2.3 The social costs of learning
2.3.1 Reputation management and interpretive authority
Goffman’s (1959) dramaturgical framework illuminates why learning is inherently risky: admitting ignorance, asking “obvious” questions, expressing justified criticism or proposing contradictory ideas jeopardizes the socially constructed self (the public persona) in hierarchies, which managers in particular maintain for themselves and others. In knowledge work, where expertise, reputation, interpretive authority and, directly linked to this, decision-making power over financial resources are hard currency, these costs are particularly high.
Kegan and Lahey’s (2009) Immunity to Change model demonstrates that organizational learning failure is often a rational response to competing self-constructs. The need to appear competent conflicts with the need to learn or to visibly signal identified competence requirements. Without addressing this structural tension, appeals to psychological vulnerability remain ineffective.
2.3.2 Social Load as a feature of modern working environments
Social load, our internal description for the social costs of organizational learning (not to be confused with cognitive load) refers to the cumulative psychological effort of social interactions in highly technical working environments. It manifests itself particularly where people have to maintain multiple social roles, communication channels and coordination logics in parallel, which is a characteristic of modern, highly networked organizations (Baecker, 2023).
A key driver of social load is multitasking in socially mediated work, which not only generates cognitive switching costs but also requires emotional and relational adjustment. Empirical studies show that frequent interruptions and parallel task processing are subjectively perceived as efficient, but in fact increase stress and reduce the quality of work and decisions (Mark et al., 2008).
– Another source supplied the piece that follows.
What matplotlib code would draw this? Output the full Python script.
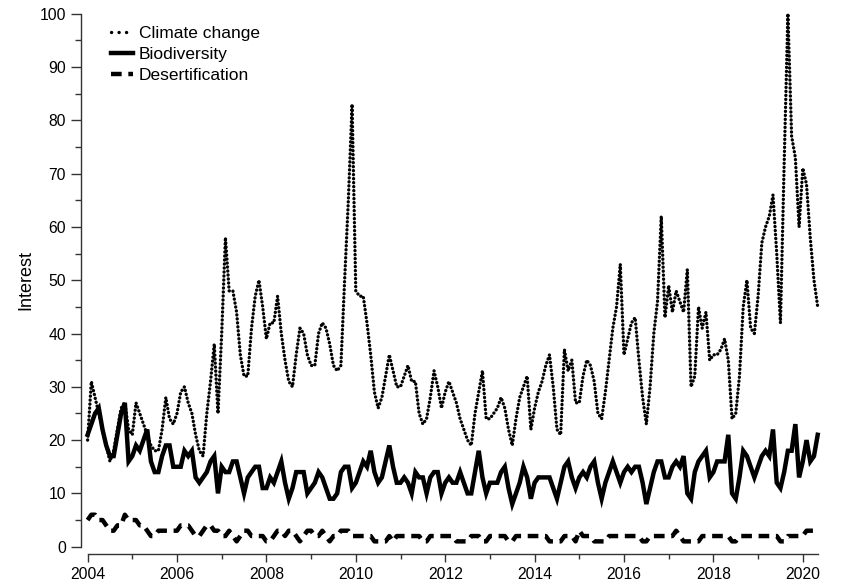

In addition, there are specific friction losses in the interaction between human and AI-based communication. These arise, among other things, from different expectations, response logics and attributions of responsibility, as well as from the lack of shared situational contexts. Such human-machine asymmetries increase the coordination effort and shift additional (meta)cognitive and affective work to the human side (Suchman, 2007; Turkle, 2011).
Another significant factor of social load is continuous on-boarding in dynamic project and network structures: the ongoing adjustment to new team members, changing roles, implicit rules, social micro-norms and, not infrequently, the micro-dramas associated with them (Heinze, 2024). This form of relational and emotional work often remains invisible in classic productivity and efficiency models, but it requires substantial attention and emotional energy (Ries & Scholz, 2017).
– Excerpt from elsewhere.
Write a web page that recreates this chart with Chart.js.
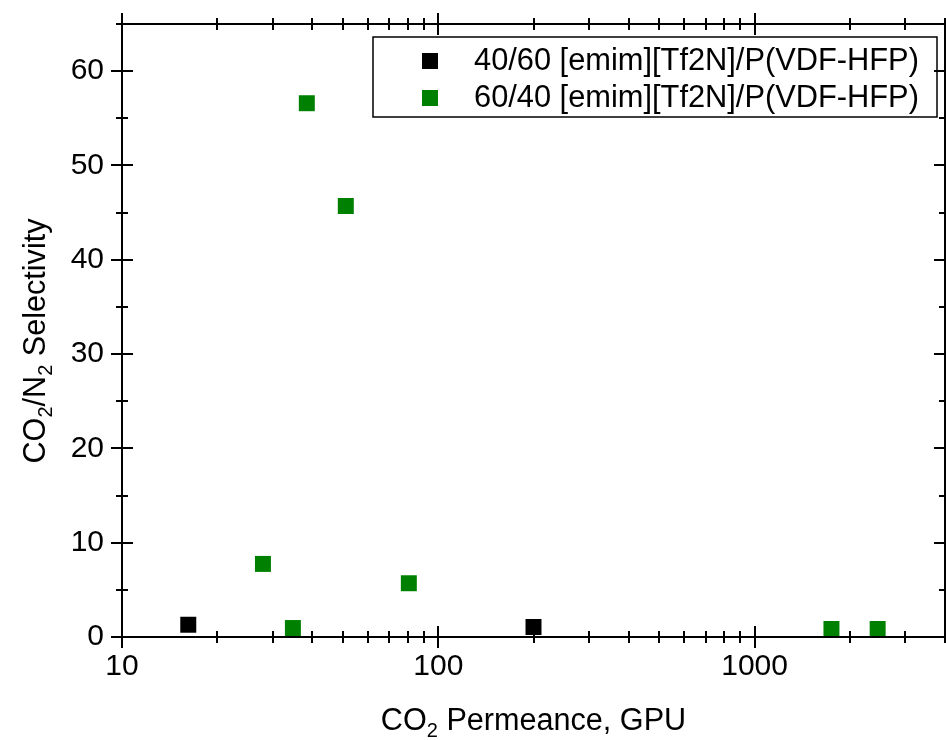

In addition, social load encompasses the communicative stress of networking in organizational ecosystems that expect permanent visibility, connectivity and relationship building. Unlike occasional communication requirements, this constant exposure creates a latent burden, as social presence, responsiveness and self-positioning must be kept active even beyond clearly defined work roles.
Social load acts as a hidden dimension of stress that influences learning ability, decision-making quality, innovative strength and psychological safety, especially when people have to constantly calculate whether they can speak or not (“Can I ask this question? Will I appear incompetent?”). This invisible self-censorship costs performance (Edmondson, 2018).
Since social load was defined broadly in this initial presentation, both as a theoretical category and as an operational metric, we advocate to further investigate this crucial, yet hitherto neglected factor of a modern pluralistic workforce as one of our top-topics at NextGen.LX.